◆ Available data

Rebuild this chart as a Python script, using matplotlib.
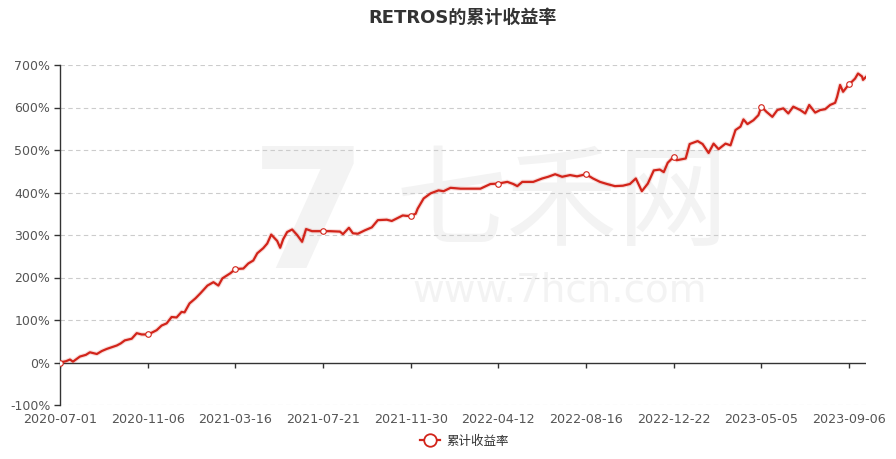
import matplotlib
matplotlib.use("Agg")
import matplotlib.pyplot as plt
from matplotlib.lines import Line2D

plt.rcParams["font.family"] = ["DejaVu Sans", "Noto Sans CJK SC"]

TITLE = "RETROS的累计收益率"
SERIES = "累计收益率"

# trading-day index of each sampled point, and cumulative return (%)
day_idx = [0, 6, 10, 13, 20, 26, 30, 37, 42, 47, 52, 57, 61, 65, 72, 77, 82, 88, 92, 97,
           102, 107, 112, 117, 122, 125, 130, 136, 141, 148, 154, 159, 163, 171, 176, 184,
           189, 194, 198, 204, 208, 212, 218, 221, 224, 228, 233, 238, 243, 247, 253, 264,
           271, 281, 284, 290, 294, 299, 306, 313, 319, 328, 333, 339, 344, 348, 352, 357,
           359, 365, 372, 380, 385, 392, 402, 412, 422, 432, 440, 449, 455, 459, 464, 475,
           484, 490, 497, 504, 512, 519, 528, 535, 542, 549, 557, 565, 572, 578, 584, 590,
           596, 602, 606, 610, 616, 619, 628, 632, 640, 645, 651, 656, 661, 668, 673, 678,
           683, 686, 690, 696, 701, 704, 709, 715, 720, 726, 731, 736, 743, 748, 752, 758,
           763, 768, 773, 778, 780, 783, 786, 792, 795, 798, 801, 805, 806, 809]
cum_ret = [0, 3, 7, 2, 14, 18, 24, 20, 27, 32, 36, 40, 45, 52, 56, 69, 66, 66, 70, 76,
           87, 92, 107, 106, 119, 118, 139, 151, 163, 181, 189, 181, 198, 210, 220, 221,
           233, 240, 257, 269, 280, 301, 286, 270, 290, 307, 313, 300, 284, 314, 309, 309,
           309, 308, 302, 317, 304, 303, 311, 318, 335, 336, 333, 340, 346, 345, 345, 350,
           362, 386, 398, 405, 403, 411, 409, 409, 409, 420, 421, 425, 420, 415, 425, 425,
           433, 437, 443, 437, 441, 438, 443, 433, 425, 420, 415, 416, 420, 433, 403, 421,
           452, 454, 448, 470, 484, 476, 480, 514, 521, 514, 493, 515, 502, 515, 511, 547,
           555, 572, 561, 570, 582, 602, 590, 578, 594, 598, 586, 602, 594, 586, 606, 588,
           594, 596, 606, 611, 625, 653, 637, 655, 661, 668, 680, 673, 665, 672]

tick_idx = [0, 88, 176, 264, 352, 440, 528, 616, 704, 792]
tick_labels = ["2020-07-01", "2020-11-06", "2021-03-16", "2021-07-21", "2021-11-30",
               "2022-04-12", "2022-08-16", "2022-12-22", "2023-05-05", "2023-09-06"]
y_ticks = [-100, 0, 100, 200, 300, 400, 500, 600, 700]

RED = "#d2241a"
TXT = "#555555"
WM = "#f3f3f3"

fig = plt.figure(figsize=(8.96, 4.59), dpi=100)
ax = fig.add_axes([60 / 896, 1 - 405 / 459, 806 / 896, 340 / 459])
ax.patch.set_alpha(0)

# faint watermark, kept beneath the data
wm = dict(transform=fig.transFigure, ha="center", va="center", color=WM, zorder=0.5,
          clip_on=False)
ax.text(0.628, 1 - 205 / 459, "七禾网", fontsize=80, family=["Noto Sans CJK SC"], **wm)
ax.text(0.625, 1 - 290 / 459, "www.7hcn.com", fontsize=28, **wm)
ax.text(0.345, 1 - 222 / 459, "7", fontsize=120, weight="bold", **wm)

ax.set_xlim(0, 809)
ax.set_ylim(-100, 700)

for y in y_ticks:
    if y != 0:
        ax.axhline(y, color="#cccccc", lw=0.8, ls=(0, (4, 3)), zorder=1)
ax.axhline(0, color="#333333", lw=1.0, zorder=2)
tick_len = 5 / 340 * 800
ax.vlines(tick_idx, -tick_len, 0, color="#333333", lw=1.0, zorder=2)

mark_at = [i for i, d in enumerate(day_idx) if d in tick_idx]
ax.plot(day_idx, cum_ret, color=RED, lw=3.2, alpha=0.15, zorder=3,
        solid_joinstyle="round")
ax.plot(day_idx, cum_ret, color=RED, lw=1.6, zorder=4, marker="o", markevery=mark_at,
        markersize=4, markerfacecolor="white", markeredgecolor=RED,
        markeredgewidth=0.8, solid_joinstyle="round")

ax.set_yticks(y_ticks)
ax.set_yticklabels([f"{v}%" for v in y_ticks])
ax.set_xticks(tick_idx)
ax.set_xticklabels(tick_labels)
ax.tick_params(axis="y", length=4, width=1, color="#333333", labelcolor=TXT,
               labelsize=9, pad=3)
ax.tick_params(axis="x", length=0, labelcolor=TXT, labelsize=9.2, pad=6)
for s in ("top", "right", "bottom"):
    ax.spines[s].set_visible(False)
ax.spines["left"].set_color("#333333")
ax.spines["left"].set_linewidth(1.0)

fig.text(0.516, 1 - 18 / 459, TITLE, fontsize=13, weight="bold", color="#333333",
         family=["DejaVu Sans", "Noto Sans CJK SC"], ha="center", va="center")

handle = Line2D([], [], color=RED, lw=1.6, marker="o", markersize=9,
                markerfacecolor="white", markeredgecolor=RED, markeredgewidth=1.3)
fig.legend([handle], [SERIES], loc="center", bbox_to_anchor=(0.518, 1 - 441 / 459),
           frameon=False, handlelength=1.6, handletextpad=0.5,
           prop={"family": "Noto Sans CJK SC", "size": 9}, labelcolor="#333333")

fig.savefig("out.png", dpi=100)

◆ Instructions to follow
Your task is an exact transcription of all the data, minus the pictures.

◆ Final result
Rebuild this chart as a Python script, using matplotlib.
import matplotlib
matplotlib.use("Agg")
import matplotlib.pyplot as plt
from matplotlib.lines import Line2D

plt.rcParams["font.family"] = ["DejaVu Sans", "Noto Sans CJK SC"]

TITLE = "RETROS的累计收益率"
SERIES = "累计收益率"

# trading-day index of each sampled point, and cumulative return (%)
day_idx = [0, 6, 10, 13, 20, 26, 30, 37, 42, 47, 52, 57, 61, 65, 72, 77, 82, 88, 92, 97,
           102, 107, 112, 117, 122, 125, 130, 136, 141, 148, 154, 159, 163, 171, 176, 184,
           189, 194, 198, 204, 208, 212, 218, 221, 224, 228, 233, 238, 243, 247, 253, 264,
           271, 281, 284, 290, 294, 299, 306, 313, 319, 328, 333, 339, 344, 348, 352, 357,
           359, 365, 372, 380, 385, 392, 402, 412, 422, 432, 440, 449, 455, 459, 464, 475,
           484, 490, 497, 504, 512, 519, 528, 535, 542, 549, 557, 565, 572, 578, 584, 590,
           596, 602, 606, 610, 616, 619, 628, 632, 640, 645, 651, 656, 661, 668, 673, 678,
           683, 686, 690, 696, 701, 704, 709, 715, 720, 726, 731, 736, 743, 748, 752, 758,
           763, 768, 773, 778, 780, 783, 786, 792, 795, 798, 801, 805, 806, 809]
cum_ret = [0, 3, 7, 2, 14, 18, 24, 20, 27, 32, 36, 40, 45, 52, 56, 69, 66, 66, 70, 76,
           87, 92, 107, 106, 119, 118, 139, 151, 163, 181, 189, 181, 198, 210, 220, 221,
           233, 240, 257, 269, 280, 301, 286, 270, 290, 307, 313, 300, 284, 314, 309, 309,
           309, 308, 302, 317, 304, 303, 311, 318, 335, 336, 333, 340, 346, 345, 345, 350,
           362, 386, 398, 405, 403, 411, 409, 409, 409, 420, 421, 425, 420, 415, 425, 425,
           433, 437, 443, 437, 441, 438, 443, 433, 425, 420, 415, 416, 420, 433, 403, 421,
           452, 454, 448, 470, 484, 476, 480, 514, 521, 514, 493, 515, 502, 515, 511, 547,
           555, 572, 561, 570, 582, 602, 590, 578, 594, 598, 586, 602, 594, 586, 606, 588,
           594, 596, 606, 611, 625, 653, 637, 655, 661, 668, 680, 673, 665, 672]

tick_idx = [0, 88, 176, 264, 352, 440, 528, 616, 704, 792]
tick_labels = ["2020-07-01", "2020-11-06", "2021-03-16", "2021-07-21", "2021-11-30",
               "2022-04-12", "2022-08-16", "2022-12-22", "2023-05-05", "2023-09-06"]
y_ticks = [-100, 0, 100, 200, 300, 400, 500, 600, 700]

RED = "#d2241a"
TXT = "#555555"
WM = "#f3f3f3"

fig = plt.figure(figsize=(8.96, 4.59), dpi=100)
ax = fig.add_axes([60 / 896, 1 - 405 / 459, 806 / 896, 340 / 459])
ax.patch.set_alpha(0)

# faint watermark, kept beneath the data
wm = dict(transform=fig.transFigure, ha="center", va="center", color=WM, zorder=0.5,
          clip_on=False)
ax.text(0.628, 1 - 205 / 459, "七禾网", fontsize=80, family=["Noto Sans CJK SC"], **wm)
ax.text(0.625, 1 - 290 / 459, "www.7hcn.com", fontsize=28, **wm)
ax.text(0.345, 1 - 222 / 459, "7", fontsize=120, weight="bold", **wm)

ax.set_xlim(0, 809)
ax.set_ylim(-100, 700)

for y in y_ticks:
    if y != 0:
        ax.axhline(y, color="#cccccc", lw=0.8, ls=(0, (4, 3)), zorder=1)
ax.axhline(0, color="#333333", lw=1.0, zorder=2)
tick_len = 5 / 340 * 800
ax.vlines(tick_idx, -tick_len, 0, color="#333333", lw=1.0, zorder=2)

mark_at = [i for i, d in enumerate(day_idx) if d in tick_idx]
ax.plot(day_idx, cum_ret, color=RED, lw=3.2, alpha=0.15, zorder=3,
        solid_joinstyle="round")
ax.plot(day_idx, cum_ret, color=RED, lw=1.6, zorder=4, marker="o", markevery=mark_at,
        markersize=4, markerfacecolor="white", markeredgecolor=RED,
        markeredgewidth=0.8, solid_joinstyle="round")

ax.set_yticks(y_ticks)
ax.set_yticklabels([f"{v}%" for v in y_ticks])
ax.set_xticks(tick_idx)
ax.set_xticklabels(tick_labels)
ax.tick_params(axis="y", length=4, width=1, color="#333333", labelcolor=TXT,
               labelsize=9, pad=3)
ax.tick_params(axis="x", length=0, labelcolor=TXT, labelsize=9.2, pad=6)
for s in ("top", "right", "bottom"):
    ax.spines[s].set_visible(False)
ax.spines["left"].set_color("#333333")
ax.spines["left"].set_linewidth(1.0)

fig.text(0.516, 1 - 18 / 459, TITLE, fontsize=13, weight="bold", color="#333333",
         family=["DejaVu Sans", "Noto Sans CJK SC"], ha="center", va="center")

handle = Line2D([], [], color=RED, lw=1.6, marker="o", markersize=9,
                markerfacecolor="white", markeredgecolor=RED, markeredgewidth=1.3)
fig.legend([handle], [SERIES], loc="center", bbox_to_anchor=(0.518, 1 - 441 / 459),
           frameon=False, handlelength=1.6, handletextpad=0.5,
           prop={"family": "Noto Sans CJK SC", "size": 9}, labelcolor="#333333")

fig.savefig("out.png", dpi=100)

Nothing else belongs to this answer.